See, Joni’s not just chasing warmth—she’s chasing survival. 

Living off that Social Security drip means every penny’s a gamble, and the van’s her lifeline. But fate’s got a twisted sense of humor. Somewhere in Middle America, at a truck stop buzzing with diesel fumes and burnt coffee, her RV coughs, sputters, and dies. 

She pulls out her map, squints through her bifocals, and realizes she’s stranded—500 miles from Minnesota, two weeks from her next check, a few stale crackers left in the cupboard, and loneliness creeping in like a bad riff. “Lord, I’m one, Lord, I’m two, Lord, I’m three, Lord, I’m four,” she mutters, counting the days she’s been stuck.

 “Lord, I’m five hundred miles from my home.”

Days drag on. The truck stop’s a circus of travelers—truckers, drifters, and a guy selling knockoff sunglasses—but Joni’s out of moves. “Not a shirt on my back, not a penny to my name,” she whispers, feeling the weight of it all. Finally, she snaps. She stumbles out of her van, throws her arms to the sky, and lets out a primal wail: 

Help! I’m 500 miles from home! Somebody, anybody, help me!”

Now, here’s where the groove kicks in, cats and kittens. A hundred billion light-years away, in the far-out realm of Funkadelia, the Groovatrons perk up. 

These neutrino-sized funksters—tiny, zesty sparks of pure joy—exist to nudge the universe toward happiness. Connected to Joni through the wild magic of quantum entanglement (yeah, Einstein’s “spooky action” with a disco beat), they hear her cry across the cosmos. 

“Pack your bags, crew!” they chirp, grabbing their microscopic bell-bottoms and shades. They hop on the Quantum Entangled Interstellar Interstate, zipping at the speed of time itself—a third of a second later, they’re in Middle America, grooving at the truck stop.

Joni’s standing there, righteous and weary, her silver hair glowing under the neon sign. The Groovatrons—hundreds of millions of ‘em—swarm in, invisible but electric. They scope the scene: the van’s a mess, tires flat, engine kaput. This ain’t just a spiritual slump; it’s a mechanical meltdown. 

So, they get crafty. Across the lot, a half-dozen truckers are huddled, sipping sludge and swapping tall tales.
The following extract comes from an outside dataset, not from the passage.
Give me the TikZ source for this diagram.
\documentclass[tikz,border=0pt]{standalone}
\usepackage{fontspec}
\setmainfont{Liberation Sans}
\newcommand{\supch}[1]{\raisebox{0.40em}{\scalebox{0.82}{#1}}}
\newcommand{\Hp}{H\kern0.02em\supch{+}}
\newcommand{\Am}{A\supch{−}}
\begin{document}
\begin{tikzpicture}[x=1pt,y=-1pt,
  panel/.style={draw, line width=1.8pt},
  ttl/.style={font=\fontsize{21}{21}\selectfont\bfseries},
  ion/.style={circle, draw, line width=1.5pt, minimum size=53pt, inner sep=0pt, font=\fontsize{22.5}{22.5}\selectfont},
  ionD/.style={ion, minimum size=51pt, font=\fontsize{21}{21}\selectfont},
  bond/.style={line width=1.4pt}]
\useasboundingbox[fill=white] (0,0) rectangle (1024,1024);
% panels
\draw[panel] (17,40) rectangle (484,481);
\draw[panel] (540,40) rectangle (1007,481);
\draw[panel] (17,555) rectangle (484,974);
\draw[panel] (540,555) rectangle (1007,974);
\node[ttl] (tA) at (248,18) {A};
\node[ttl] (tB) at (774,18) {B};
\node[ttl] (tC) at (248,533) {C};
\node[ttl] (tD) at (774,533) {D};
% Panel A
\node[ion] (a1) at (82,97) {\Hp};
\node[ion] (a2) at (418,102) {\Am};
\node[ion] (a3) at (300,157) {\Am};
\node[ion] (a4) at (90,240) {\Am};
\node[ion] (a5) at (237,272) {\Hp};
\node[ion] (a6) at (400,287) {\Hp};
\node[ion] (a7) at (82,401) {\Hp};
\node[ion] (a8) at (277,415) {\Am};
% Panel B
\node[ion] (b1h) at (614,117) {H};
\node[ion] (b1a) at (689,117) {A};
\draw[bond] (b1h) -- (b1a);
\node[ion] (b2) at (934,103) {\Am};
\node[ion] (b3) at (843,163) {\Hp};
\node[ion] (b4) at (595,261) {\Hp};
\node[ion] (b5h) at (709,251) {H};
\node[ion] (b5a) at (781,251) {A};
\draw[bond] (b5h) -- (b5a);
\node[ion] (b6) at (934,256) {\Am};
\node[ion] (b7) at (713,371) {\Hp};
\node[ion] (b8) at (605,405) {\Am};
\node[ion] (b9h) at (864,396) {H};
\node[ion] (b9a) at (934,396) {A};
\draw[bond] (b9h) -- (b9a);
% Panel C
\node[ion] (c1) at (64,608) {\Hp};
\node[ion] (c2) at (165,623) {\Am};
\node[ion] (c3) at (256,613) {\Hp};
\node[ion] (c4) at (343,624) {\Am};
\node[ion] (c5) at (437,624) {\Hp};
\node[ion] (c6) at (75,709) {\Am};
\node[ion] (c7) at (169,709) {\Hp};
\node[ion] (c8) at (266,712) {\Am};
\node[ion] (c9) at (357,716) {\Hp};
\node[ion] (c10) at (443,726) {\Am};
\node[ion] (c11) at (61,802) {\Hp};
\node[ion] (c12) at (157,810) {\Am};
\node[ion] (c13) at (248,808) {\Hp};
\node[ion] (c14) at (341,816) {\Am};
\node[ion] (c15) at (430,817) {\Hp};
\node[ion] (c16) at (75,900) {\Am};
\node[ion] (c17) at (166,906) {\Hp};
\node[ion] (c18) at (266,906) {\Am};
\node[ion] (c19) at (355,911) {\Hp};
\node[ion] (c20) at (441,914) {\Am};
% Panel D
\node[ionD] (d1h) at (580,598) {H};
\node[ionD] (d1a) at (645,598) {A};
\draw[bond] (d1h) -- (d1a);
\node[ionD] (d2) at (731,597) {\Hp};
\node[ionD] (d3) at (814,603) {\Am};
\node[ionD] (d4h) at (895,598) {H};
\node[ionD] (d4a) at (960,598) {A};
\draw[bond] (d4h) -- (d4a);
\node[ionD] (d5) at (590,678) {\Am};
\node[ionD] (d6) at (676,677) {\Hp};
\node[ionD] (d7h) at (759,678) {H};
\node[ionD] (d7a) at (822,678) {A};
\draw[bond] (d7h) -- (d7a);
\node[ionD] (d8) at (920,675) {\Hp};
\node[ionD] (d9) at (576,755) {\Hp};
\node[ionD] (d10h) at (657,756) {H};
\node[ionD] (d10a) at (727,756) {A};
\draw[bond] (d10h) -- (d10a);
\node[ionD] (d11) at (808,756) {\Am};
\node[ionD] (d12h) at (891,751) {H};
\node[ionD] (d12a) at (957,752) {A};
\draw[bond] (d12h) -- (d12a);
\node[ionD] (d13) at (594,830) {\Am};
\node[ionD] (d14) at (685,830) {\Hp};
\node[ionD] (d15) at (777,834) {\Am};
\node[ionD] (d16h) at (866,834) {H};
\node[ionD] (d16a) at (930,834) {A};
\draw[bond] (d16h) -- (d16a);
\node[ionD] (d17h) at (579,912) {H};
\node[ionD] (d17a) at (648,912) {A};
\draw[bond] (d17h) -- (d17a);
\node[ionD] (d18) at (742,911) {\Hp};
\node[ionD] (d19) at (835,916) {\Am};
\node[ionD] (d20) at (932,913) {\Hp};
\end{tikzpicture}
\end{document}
The Groovatrons swoop in, slipping into their souls like a funky bassline. Suddenly, these grizzled road warriors feel it—the Funkadelia vibe. 
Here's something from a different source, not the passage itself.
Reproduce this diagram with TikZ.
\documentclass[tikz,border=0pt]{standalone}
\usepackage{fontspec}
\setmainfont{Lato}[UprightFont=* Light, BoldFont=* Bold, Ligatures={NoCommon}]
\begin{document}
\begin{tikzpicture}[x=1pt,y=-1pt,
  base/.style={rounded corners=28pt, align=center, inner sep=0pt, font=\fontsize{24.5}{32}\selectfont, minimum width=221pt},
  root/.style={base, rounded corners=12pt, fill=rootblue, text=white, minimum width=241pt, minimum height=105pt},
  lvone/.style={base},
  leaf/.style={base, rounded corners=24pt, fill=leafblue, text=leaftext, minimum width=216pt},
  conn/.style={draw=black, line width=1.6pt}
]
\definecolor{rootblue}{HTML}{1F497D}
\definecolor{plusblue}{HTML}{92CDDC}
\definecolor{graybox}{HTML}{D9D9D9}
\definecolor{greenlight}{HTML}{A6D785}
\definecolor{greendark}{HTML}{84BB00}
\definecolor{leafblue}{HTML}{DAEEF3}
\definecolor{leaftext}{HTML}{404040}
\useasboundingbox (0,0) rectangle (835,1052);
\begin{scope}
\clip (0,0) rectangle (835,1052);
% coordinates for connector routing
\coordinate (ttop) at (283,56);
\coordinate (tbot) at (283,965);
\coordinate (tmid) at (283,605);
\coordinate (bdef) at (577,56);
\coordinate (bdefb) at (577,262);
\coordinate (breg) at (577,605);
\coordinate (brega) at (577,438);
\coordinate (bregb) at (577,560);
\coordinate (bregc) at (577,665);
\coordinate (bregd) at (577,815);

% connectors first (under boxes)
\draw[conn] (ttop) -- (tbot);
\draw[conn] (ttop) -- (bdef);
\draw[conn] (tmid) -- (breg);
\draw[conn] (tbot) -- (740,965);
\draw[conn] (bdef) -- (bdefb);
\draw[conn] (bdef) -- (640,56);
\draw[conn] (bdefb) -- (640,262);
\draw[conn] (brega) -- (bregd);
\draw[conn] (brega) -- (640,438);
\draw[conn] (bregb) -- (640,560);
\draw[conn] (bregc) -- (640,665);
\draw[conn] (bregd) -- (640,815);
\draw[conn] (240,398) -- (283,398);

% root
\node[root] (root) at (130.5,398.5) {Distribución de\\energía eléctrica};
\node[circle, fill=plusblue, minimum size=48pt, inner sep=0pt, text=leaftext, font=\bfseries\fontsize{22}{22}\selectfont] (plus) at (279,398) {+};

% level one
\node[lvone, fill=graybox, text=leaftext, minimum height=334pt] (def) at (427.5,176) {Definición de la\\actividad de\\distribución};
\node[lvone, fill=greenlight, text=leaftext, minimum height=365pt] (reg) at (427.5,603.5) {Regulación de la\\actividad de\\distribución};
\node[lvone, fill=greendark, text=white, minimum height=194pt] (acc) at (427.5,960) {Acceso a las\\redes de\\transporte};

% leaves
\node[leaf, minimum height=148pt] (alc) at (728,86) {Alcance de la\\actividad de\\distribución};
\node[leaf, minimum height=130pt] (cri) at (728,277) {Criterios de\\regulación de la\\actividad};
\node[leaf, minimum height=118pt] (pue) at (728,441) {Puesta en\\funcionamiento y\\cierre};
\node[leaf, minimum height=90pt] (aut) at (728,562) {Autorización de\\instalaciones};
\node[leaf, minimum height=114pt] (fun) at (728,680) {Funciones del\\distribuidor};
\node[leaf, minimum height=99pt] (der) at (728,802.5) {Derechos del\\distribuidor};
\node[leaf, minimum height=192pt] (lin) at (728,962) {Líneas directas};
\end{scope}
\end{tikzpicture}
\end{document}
Their eyes light up, their boots start tapping, and they turn toward Joni’s van like it’s calling their names.

“Hey, ma’am, looks like you need a hand!” one hollers, wiping grease on his jeans. “Let’s get this rig rolling!” another chimes in, already popping the hood. In a flash, they’re a crew—fixing the engine, patching the tires, filling the tank with gas, and tossing in some cheese sandwiches for the road. 
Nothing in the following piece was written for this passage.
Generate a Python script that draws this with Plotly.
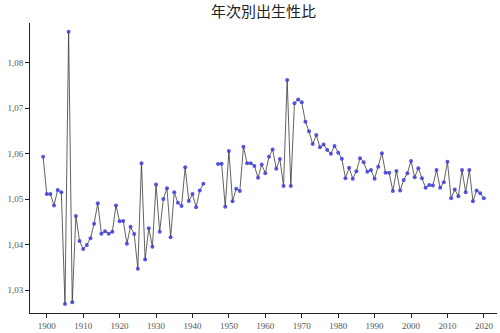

Joni’s jaw drops. “I can’t go a-home this a-way,” she’d thought, but now? She’s got a posse of trucker angels, grooved up by the Funkadelia magic. The air’s thick with joy—laughter, clanking tools, and the faint hum of “Five hundred miles, five hundred miles” as Joni sings under her breath.

The truckers finish up, grinning like kids at a carnival. They’ve caught the Groovatron bug—helping Joni’s sparked something in their souls, a reminder that the road’s better when you lift each other up. 

Joni climbs into her van, tears in her eyes, and waves as the truckers cheer her off. 

But the Groovatrons? They’re not done. They set up camp on her dashboard—teeny beach chairs, umbrellas, the works—and pledge to guide her home. “If you miss the train I’m on, you will know that I am gone,” Joni croons, but now it’s a victory song. The whistle’s blowing, but she’s rolling, 500 miles shrinking with every funky mile marker.

This, my fellow travelers, is the beatnik gospel of positivity. I’m Arlo Agogo, 58 years young, and I live by one law: spread the groove. Life throws curveballs—broken vans, empty wallets, lonely nights—but the Groovatrons are out there, neutrino-sized and ready to funkify your soul. 

Joni’s story? It’s a wild, exaggerated romp, sure, but it’s real in the way that matters. 

We’re all 500 miles from somewhere, searching for home. 

And when the road gets rough, the universe might just send a squad of cosmic funksters to light the way.